MONEY ... THE DECLINING DOLLAR GO TOP
The declining value of the dollar

Some economists attribute the decline in value of the dollar to the creation of the Federal Reserve Bank.
It is possible to ascribe correlation to this, but not causation.
The declining value of the dollar

More likely is that the decline in the value of the dollar is attrributable to the changes that have ossurred in the underlying economy of the United States and the World.
There have been substantial drops in the value of the dollar during the First World War and the Second World War. In both cases there was massive 'inflation' caused by excessive demand for war materials ... demand pull inflation and production profits.
Global production profits have continued to fuel demand pull inflation since the 1980s. During the 1970s following the global 'oil shock', there was cost push inflation.
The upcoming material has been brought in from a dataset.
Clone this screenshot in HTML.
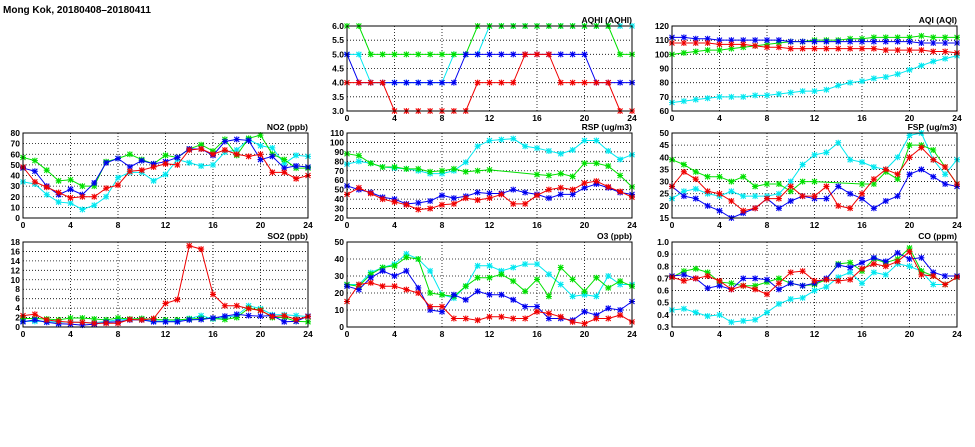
<!DOCTYPE html>
<html><head><meta charset="utf-8"><style>
body{margin:0;background:#fff;width:975px;height:447px;overflow:hidden}
svg{display:block}
text{font-family:"Liberation Sans",sans-serif;font-size:8.5px;font-weight:bold;fill:#000}
</style></head><body>
<svg id="c" width="975" height="447">
<text x="3" y="13" style="font-size:10px">Mong Kok, 20180408–20180411</text>
</svg>
<script>
const hours = [0,1,2,3,4,5,6,7,8,9,10,11,12,13,14,15,16,17,18,19,20,21,22,23,24];
const xTicks = [0,4,8,12,16,20,24];
const colors = ['#00e8f0','#00e000','#0000f0','#f00000'];
const seriesNames = ['cyan','green','blue','red'];

const no2Cyan=[34,32,22,15,14,8,12,20,38,43,43,35,41,55,52,49,50,62,64,74,68,66,51,59,58];
const no2Green=[57,54,45,35,36,30,30,53,56,60,55,51,59,57,65,69,63,74,59,75,78,60,55,47,47];
const no2Blue=[47,44,30,22,27,22,33,52,56,48,54,51,53,57,65,65,59,72,74,73,55,58,47,49,48];
const no2Red=[48,34,29,24,19,20,20,28,31,44,45,48,51,50,64,65,60,64,60,58,60,43,43,37,40];
const no2Ticks=[0,10,20,30,40,50,60,70,80];

const so2Cyan=[1.2,1.2,1.2,1.0,1.1,0.9,0.9,1.2,1.5,1.6,1.7,1.3,1.2,1.3,1.8,2.4,1.7,2,2.4,4.5,3.9,2.6,2.6,2.4,2.2];
const so2Green=[1.8,1.8,1.7,1.5,1.9,1.9,1.7,1.5,1.9,1.7,1.8,1.6,1.5,1.5,1.7,1.8,1.8,1.6,2,4,3.6,2,2,1.2,1.1];
const so2Blue=[1.1,1.5,1.0,0.7,0.6,0.4,0.6,1.0,1.1,1.5,1.5,1.1,1.1,1.1,1.5,1.6,1.9,2.3,2.7,2.4,2.3,2.4,1.1,1.2,2.3];
const so2Red=[2.4,2.7,1.5,1.2,1.0,1.0,0.8,0.8,0.8,1.6,1.5,1.8,5,5.8,17.2,16.5,6.9,4.5,4.5,3.9,3.5,2.2,2.4,1.6,2.2];
const so2Ticks=[0,2,4,6,8,10,12,14,16,18];

const aqhiCyan=[5,5,4,4,4,4,4,4,4,5,5,5,6,6,6,6,6,6,6,6,6,6,6,6,6];
const aqhiGreen=[6,6,5,5,5,5,5,5,5,5,5,6,6,6,6,6,6,6,6,6,6,6,6,5,5];
const aqhiBlue=[5,4,4,4,4,4,4,4,4,4,5,5,5,5,5,5,5,5,5,5,5,4,4,4,4];
const aqhiRed=[4,4,4,4,3,3,3,3,3,3,3,4,4,4,4,5,5,5,4,4,4,4,4,3,3];
const aqhiTicks=[3.0,3.5,4.0,4.5,5.0,5.5,6.0];

const rspCyan=[77,80,78,74,73,72,70,67,67,70,79,96,102,103,104,96,94,91,88,92,102,102,91,82,87];
const rspGreen=[88,86,78,74,74,72,72,69,70,72,69,70,71,null,null,null,66,65,67,64,78,78,75,65,53];
const rspBlue=[54,50,47,42,40,35,36,38,44,41,43,47,46,46,50,47,45,41,45,45,52,56,52,47,45];
const rspRed=[45,52,46,40,37,34,29,30,34,35,41,39,41,45,35,35,44,50,52,50,57,59,53,48,42];
const rspTicks=[20,30,40,50,60,70,80,90,100,110];

const aqiCyan=[66,67,68,69,70,70,70,71,71,72,73,74,74,75,78,80,81,83,84,86,89,92,95,97,99];
const aqiGreen=[100,101,102,103,103,104,105,106,107,108,109,109,110,110,110,111,111,112,112,112,112,113,112,112,112];
const aqiBlue=[112,112,111,111,110,110,110,110,110,110,109,109,109,109,109,109,109,109,109,109,109,108,108,108,108];
const aqiRed=[108,108,108,108,107,107,107,106,105,105,104,104,104,104,104,104,104,104,103,103,103,103,102,102,101];
const aqiTicks=[60,70,80,90,100,110,120];

const fspCyan=[23,26,27,25,24,26,24,24,24,25,30,37,41,42,46,39,38,36,35,40,49,50,39,33,39];
const fspGreen=[39,37,34,32,32,30,32,28,29,29,26,30,30,null,null,null,29,29,34,31,45,45,43,36,29];
const fspBlue=[28,24,23,20,18,15,17,19,23,19,22,24,23,23,28,25,23,19,22,24,33,35,32,29,28];
const fspRed=[28,34,31,26,25,22,18,19,23,23,28,24,24,28,20,19,25,31,35,33,40,44,39,36,29];
const fspTicks=[15,20,25,30,35,40,45,50];

const o3Cyan=[25,25,32,35,37,43,40,33,19,17,24,36,36,33,35,37,37,31,25,18,19,18,30,25,25];
const o3Green=[25,24,31,35,36,41,40,20,19,18,24,29,29,31,27,21,28,18,35,28,21,29,23,27,24];
const o3Blue=[24,22,29,33,30,33,23,10,9,19,16,21,19,19,16,12,12,5,5,4,9,7,11,10,15];
const o3Red=[15,25,26,24,24,22,20,12,12,5,5,4,6,6,5,5,9,8,6,3,2,5,5,7,3];
const o3Ticks=[0,10,20,30,40,50];

const coCyan=[.44,.45,.42,.39,.40,.34,.35,.36,.42,.49,.53,.54,.60,.63,.71,.75,.66,.75,.73,.82,.80,.76,.65,.65,.71];
const coGreen=[.71,.76,.78,.75,.67,.66,.64,.64,.67,.70,.66,.64,.65,.69,.82,.83,.76,.86,.83,.86,.95,.76,.72,.65,.71];
const coBlue=[.72,.73,.70,.62,.64,.61,.70,.70,.69,.61,.66,.64,.66,.70,.81,.79,.83,.87,.84,.91,.86,.87,.75,.72,.72];
const coRed=[.71,.68,.70,.72,.68,.61,.64,.61,.57,.66,.75,.76,.68,.69,.68,.69,.78,.82,.80,.84,.92,.73,.72,.65,.71];
const coTicks=[0.3,0.4,0.5,0.6,0.7,0.8,0.9,1.0];

const panels=[
 {name:'aqhi',title:'AQHI (AQHI)',x:347,y:26,ticks:aqhiTicks,dec:1,s:[aqhiCyan,aqhiGreen,aqhiBlue,aqhiRed]},
 {name:'aqi',title:'AQI (AQI)',x:672,y:26,ticks:aqiTicks,dec:0,s:[aqiCyan,aqiGreen,aqiBlue,aqiRed]},
 {name:'no2',title:'NO2 (ppb)',x:23,y:133,ticks:no2Ticks,dec:0,s:[no2Cyan,no2Green,no2Blue,no2Red]},
 {name:'rsp',title:'RSP (ug/m3)',x:347,y:133,ticks:rspTicks,dec:0,s:[rspCyan,rspGreen,rspBlue,rspRed]},
 {name:'fsp',title:'FSP (ug/m3)',x:672,y:133,ticks:fspTicks,dec:0,s:[fspCyan,fspGreen,fspBlue,fspRed]},
 {name:'so2',title:'SO2 (ppb)',x:23,y:242,ticks:so2Ticks,dec:0,s:[so2Cyan,so2Green,so2Blue,so2Red]},
 {name:'o3',title:'O3 (ppb)',x:347,y:242,ticks:o3Ticks,dec:0,s:[o3Cyan,o3Green,o3Blue,o3Red]},
 {name:'co',title:'CO (ppm)',x:672,y:242,ticks:coTicks,dec:1,s:[coCyan,coGreen,coBlue,coRed]}
];
const W=285,H=85,NS='http://www.w3.org/2000/svg';
const svg=document.getElementById('c');
function mk(tag,attrs,parent){const e=document.createElementNS(NS,tag);for(const k in attrs)e.setAttribute(k,attrs[k]);(parent||svg).appendChild(e);return e;}
panels.forEach(p=>{
 const g=mk('g',{});
 
 
 const ymin=p.ticks[0],ymax=p.ticks[p.ticks.length-1];
 const xs=v=>p.x+v/24*W;
 const ys=v=>p.y+H-(v-ymin)/(ymax-ymin)*H;
 p.ticks.forEach(t=>{
  const yy=ys(t);
  if(t!==ymin&&t!==ymax){const l=mk('line',{x1:p.x,x2:p.x+W,y1:yy,y2:yy,stroke:'#000','stroke-width':0.8,'stroke-dasharray':'1,2'},g);
   }
  const tx=mk('text',{x:p.x-3,y:yy+3,'text-anchor':'end'},g);
  
  tx.textContent=t.toFixed(p.dec);
 });
 xTicks.forEach(t=>{
  const xx=xs(t);
  if(t!==0&&t!==24){const l=mk('line',{x1:xx,x2:xx,y1:p.y,y2:p.y+H,stroke:'#000','stroke-width':0.8,'stroke-dasharray':'1,2'},g);
   }
  const tx=mk('text',{x:xx,y:p.y+H+10,'text-anchor':'middle'},g);
  
  tx.textContent=t;
 });
 p.s.forEach((arr,si)=>{
  const pts=[];arr.forEach((v,i)=>{if(v!==null)pts.push([xs(hours[i]),ys(v)]);});
  const pl=mk('polyline',{points:pts.map(q=>q.join(',')).join(' '),fill:'none',stroke:colors[si],'stroke-width':1},g);
  
  
  pts.forEach(q=>{
   const m=mk('path',{d:`M${q[0]-2.5},${q[1]-2.5}L${q[0]+2.5},${q[1]+2.5}M${q[0]-2.5},${q[1]+2.5}L${q[0]+2.5},${q[1]-2.5}M${q[0]-3},${q[1]}L${q[0]+3},${q[1]}M${q[0]},${q[1]-3}L${q[0]},${q[1]+3}`,stroke:colors[si],'stroke-width':1.1},g);
   
   
  });
 });
 const fr=mk('rect',{x:p.x,y:p.y,width:W,height:H,fill:'none',stroke:'#000','stroke-width':1},g);
 
 const ti=mk('text',{x:p.x+W,y:p.y-3,'text-anchor':'end'},g);
 
 ti.textContent=p.title;
});
</script>
</body></html>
INTERNATIONAL DEVELOPMENT GO TOP
Funding Development Assistance
The changes in the structure of development financial flows over the past 40 years mean that developing countries are going to be less and less able to achieve independent sustainability. This outht to be a matter of great concern, but the discussion is muted.
Official Development Assistance (ODA) has remained at about the same level of several decades.
However, various forms of debt financing and foreign direct investment have increased substantially. The expectation with these modes of financing is that there will be a 'return' from these investments that is a risk adjusted market rate. In most cases this will be substantially more than the underlying increase in the productivity and performance of the economy ... and the basic arithmetic is that the country gets pooer rather than richer as a result of the financial interevention.
The good news is that international remittances have grown substantially. These fund flows have a very positive impact on the quality of life of the beneficiaries. Sadly remittances are also the target of politicians who have an interest in taxing these fund flows.